───── DATA FOR PROCESSING ─────
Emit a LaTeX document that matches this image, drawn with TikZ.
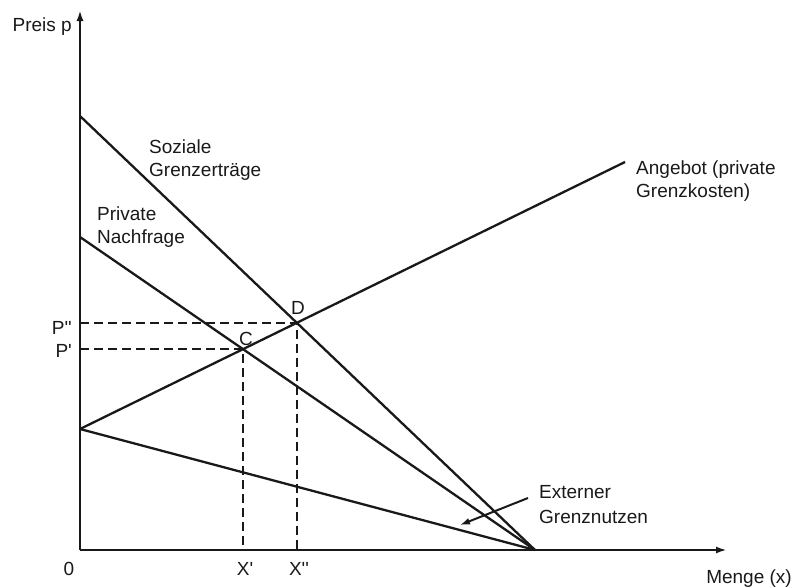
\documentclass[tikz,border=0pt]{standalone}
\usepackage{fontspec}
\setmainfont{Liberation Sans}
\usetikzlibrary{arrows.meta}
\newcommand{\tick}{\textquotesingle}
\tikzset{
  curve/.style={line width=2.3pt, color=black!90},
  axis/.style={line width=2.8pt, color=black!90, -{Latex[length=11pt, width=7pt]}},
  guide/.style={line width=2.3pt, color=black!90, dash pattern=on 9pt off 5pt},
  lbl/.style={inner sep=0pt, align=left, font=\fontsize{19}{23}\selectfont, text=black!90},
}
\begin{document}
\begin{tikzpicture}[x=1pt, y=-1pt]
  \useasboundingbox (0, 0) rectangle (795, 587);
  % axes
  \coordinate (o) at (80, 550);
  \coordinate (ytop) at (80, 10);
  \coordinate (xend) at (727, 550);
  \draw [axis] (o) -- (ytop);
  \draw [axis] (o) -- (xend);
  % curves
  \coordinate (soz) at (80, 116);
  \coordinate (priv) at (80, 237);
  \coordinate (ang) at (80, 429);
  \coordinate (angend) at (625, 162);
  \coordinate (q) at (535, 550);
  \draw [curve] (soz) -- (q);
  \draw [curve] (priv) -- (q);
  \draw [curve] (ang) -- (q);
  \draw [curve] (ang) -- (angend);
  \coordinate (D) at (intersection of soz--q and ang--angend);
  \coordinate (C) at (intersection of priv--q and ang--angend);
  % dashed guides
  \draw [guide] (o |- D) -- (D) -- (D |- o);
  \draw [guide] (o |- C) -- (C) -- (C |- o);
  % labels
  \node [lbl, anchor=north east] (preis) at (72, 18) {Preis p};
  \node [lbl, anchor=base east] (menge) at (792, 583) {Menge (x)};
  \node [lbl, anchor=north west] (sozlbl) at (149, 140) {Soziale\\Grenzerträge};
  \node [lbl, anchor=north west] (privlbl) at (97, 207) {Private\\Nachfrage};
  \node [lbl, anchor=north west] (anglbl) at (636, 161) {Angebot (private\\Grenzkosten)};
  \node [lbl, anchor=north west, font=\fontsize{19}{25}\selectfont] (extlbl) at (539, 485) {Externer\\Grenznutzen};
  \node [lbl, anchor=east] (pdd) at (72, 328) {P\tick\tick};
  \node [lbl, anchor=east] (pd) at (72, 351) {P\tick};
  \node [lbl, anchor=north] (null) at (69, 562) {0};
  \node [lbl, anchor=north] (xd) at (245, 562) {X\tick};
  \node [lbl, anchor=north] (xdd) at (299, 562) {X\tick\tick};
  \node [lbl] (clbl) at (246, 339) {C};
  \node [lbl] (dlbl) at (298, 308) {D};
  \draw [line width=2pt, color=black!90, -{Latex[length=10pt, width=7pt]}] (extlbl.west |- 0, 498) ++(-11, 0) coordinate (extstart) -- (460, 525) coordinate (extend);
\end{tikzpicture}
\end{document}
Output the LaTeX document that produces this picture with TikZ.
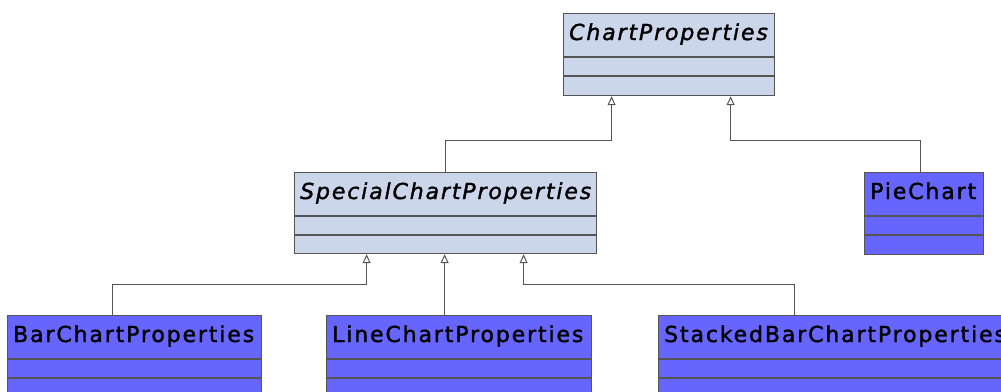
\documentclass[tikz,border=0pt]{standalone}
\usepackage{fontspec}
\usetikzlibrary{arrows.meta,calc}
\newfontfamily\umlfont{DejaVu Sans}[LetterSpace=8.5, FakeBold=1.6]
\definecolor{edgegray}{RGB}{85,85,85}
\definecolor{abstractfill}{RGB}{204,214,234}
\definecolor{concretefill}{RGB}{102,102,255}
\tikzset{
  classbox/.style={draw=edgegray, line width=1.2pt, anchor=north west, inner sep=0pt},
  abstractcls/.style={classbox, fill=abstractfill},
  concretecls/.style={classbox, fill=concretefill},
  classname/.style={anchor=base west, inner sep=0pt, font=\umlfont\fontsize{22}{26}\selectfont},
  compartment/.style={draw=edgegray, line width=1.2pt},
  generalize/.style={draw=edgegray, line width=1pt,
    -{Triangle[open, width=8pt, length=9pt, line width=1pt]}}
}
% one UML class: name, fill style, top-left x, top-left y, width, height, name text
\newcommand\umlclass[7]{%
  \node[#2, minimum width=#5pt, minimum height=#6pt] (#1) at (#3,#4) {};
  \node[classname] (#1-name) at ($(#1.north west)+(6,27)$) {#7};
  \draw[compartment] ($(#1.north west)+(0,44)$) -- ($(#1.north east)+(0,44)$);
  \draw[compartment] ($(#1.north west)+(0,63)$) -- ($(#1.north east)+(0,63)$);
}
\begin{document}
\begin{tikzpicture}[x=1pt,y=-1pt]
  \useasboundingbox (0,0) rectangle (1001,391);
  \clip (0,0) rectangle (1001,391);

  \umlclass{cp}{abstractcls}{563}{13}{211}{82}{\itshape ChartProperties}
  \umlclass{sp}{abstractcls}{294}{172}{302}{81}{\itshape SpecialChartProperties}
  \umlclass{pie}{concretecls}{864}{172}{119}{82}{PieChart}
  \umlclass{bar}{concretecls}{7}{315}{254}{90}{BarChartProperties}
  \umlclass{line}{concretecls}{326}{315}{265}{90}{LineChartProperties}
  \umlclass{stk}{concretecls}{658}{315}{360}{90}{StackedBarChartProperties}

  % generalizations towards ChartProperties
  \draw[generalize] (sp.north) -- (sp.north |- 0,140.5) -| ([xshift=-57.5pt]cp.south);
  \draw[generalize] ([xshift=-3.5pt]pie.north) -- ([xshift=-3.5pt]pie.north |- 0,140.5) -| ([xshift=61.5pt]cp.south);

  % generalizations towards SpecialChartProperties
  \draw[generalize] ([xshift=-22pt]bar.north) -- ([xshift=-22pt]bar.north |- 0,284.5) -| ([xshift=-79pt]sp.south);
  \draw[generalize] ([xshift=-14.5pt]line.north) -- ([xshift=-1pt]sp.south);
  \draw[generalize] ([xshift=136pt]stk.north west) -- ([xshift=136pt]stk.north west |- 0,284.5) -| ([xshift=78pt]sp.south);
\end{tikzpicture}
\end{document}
─────
───── DATA FOR PROCESSING ─────
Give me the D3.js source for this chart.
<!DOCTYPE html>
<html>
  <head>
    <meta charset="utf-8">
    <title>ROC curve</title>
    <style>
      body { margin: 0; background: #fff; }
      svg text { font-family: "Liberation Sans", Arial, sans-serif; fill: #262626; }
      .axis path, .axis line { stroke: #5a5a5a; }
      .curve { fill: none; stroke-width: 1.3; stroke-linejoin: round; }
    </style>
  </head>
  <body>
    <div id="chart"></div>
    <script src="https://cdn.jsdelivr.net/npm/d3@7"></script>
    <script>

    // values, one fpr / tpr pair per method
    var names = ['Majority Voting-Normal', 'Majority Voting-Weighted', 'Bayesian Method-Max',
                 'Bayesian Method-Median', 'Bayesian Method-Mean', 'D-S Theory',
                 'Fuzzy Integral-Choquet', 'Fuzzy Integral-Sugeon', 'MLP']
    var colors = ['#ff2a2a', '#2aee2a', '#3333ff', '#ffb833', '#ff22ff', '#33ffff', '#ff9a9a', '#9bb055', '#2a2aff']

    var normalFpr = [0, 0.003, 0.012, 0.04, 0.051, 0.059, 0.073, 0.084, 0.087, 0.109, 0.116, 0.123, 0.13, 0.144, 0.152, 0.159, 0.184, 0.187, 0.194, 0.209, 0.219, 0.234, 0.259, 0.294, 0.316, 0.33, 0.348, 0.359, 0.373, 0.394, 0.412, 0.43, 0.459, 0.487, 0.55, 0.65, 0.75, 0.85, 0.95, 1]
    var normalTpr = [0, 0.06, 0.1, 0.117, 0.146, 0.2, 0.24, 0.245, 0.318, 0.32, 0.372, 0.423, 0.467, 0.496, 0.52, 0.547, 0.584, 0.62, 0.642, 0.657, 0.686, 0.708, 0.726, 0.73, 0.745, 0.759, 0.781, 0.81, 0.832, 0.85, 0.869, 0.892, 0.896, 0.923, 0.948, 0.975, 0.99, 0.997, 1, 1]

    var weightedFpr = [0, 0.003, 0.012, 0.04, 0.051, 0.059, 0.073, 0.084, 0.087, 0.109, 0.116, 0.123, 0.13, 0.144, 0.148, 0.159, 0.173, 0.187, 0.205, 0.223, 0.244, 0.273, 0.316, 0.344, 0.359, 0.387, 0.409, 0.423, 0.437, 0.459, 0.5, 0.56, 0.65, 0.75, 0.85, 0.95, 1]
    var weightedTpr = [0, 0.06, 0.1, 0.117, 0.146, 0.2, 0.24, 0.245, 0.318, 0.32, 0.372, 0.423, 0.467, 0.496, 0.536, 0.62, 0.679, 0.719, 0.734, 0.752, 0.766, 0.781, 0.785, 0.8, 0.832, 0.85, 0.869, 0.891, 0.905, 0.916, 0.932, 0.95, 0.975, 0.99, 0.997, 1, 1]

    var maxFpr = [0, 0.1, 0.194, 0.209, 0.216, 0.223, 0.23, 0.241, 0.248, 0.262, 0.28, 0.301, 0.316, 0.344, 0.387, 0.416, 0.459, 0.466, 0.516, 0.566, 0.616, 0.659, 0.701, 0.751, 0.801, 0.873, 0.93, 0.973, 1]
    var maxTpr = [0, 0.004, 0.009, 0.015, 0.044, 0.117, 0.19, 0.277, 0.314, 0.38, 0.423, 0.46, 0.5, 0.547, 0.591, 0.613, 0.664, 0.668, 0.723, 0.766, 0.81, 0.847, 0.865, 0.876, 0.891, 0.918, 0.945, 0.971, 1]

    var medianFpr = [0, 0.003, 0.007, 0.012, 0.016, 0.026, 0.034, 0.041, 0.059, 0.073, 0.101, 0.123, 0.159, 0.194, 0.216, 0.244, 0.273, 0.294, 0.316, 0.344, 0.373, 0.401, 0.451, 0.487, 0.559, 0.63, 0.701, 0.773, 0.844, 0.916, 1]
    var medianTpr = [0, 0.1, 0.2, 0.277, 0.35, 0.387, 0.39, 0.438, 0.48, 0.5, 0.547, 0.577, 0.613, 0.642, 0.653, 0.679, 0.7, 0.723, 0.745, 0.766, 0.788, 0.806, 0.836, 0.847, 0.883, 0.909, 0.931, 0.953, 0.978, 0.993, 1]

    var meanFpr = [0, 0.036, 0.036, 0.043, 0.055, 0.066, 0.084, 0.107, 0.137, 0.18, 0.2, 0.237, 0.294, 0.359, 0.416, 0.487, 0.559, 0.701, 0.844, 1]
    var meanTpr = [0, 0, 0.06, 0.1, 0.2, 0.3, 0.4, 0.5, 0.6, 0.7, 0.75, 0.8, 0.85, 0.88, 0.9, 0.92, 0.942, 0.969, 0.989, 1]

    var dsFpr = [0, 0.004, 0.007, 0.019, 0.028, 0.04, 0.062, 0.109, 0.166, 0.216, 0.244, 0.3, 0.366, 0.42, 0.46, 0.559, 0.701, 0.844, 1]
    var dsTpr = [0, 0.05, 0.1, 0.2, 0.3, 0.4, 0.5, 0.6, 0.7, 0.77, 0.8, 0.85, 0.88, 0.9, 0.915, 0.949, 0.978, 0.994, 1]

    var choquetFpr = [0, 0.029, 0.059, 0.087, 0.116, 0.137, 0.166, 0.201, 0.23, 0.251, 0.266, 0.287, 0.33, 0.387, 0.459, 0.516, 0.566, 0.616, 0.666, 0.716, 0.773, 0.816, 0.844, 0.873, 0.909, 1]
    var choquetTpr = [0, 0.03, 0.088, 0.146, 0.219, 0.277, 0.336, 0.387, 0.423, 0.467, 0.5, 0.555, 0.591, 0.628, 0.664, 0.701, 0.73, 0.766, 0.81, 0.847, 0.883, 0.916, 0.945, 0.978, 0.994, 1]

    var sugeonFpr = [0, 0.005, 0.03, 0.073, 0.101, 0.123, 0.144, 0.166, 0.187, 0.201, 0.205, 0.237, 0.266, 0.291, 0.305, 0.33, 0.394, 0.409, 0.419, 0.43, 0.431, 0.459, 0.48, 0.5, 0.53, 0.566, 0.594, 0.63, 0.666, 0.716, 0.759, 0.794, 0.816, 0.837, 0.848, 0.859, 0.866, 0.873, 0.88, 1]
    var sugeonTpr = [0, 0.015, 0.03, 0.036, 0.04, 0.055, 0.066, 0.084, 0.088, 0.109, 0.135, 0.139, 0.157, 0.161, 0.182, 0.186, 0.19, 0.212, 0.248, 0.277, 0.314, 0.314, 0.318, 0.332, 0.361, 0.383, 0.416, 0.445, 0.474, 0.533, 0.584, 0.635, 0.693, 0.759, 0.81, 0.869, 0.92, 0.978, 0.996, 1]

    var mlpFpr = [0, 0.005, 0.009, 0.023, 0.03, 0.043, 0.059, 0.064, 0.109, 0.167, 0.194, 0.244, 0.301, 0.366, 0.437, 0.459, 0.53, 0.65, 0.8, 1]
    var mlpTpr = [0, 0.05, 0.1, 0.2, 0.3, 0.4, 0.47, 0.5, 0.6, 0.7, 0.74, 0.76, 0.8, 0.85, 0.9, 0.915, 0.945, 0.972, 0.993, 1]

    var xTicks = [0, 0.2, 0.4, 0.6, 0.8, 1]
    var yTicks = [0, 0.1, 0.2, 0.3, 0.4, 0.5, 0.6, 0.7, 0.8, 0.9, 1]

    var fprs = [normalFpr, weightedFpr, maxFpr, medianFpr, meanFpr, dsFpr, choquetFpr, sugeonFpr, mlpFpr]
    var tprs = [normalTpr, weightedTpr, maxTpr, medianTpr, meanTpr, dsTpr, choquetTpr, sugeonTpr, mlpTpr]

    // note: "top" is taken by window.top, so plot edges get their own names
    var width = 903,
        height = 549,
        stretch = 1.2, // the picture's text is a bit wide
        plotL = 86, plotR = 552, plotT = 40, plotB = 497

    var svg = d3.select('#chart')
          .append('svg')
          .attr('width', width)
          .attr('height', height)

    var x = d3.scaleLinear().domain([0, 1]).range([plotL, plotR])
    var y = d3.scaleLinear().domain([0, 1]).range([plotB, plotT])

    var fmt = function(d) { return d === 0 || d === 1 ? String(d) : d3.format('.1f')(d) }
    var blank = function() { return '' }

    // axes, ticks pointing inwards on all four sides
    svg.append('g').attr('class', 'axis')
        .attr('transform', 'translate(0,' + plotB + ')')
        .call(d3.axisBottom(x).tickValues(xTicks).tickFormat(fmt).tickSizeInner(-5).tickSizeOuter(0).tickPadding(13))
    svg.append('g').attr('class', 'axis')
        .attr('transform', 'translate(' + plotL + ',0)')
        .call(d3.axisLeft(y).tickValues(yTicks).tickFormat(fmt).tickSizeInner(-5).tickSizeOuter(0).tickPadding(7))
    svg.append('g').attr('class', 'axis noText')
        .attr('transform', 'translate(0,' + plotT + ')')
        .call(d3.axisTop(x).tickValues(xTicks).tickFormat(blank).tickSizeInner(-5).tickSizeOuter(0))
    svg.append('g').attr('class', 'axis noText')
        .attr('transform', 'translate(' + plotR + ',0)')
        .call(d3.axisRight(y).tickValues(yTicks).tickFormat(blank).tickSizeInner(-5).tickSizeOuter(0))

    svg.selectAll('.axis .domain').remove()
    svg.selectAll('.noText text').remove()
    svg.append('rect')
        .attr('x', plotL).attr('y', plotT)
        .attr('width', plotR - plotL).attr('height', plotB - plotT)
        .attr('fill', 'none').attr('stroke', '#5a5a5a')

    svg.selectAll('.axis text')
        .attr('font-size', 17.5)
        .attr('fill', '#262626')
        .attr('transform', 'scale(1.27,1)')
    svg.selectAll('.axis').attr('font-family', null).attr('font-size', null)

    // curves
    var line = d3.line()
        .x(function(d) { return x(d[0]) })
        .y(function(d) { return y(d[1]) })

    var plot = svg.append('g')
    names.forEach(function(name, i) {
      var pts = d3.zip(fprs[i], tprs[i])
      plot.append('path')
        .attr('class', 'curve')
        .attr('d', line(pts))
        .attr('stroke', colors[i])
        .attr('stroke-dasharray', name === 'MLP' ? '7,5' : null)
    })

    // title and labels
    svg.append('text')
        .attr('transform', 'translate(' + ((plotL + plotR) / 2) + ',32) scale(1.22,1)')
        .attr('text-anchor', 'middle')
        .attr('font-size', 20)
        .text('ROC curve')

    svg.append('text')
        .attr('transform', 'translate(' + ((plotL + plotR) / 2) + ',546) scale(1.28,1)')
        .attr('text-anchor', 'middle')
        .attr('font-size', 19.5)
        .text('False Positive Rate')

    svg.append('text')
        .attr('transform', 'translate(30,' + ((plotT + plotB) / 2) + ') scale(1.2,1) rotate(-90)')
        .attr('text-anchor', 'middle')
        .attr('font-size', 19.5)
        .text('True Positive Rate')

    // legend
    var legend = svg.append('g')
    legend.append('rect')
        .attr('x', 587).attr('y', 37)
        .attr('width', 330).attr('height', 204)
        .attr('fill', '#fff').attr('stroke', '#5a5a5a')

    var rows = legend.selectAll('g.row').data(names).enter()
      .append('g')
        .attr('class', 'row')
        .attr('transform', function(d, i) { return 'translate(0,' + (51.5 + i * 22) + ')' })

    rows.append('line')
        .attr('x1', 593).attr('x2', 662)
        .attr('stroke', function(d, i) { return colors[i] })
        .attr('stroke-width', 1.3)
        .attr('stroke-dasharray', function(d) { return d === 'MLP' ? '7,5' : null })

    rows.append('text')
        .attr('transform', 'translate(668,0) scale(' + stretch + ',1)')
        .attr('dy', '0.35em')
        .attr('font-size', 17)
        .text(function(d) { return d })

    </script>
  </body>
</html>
─────
───── DATA FOR PROCESSING ─────
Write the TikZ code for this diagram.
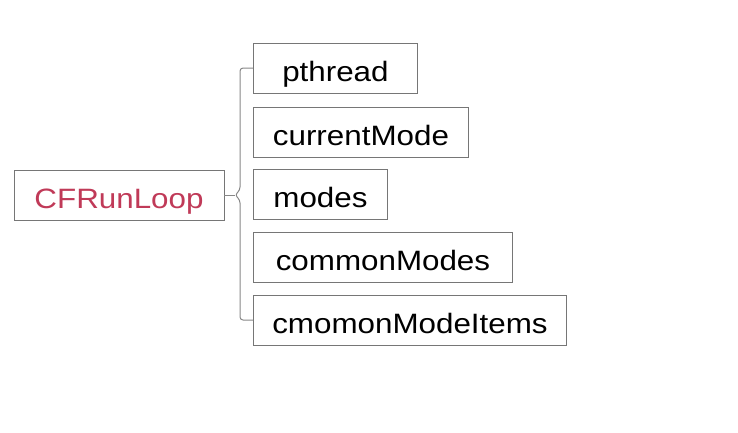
─────
Identify the lines of the entries containing the string "that". Copy each such line.

Emit a LaTeX document that matches this image, drawn with TikZ.
Output the LaTeX document that produces this picture with TikZ.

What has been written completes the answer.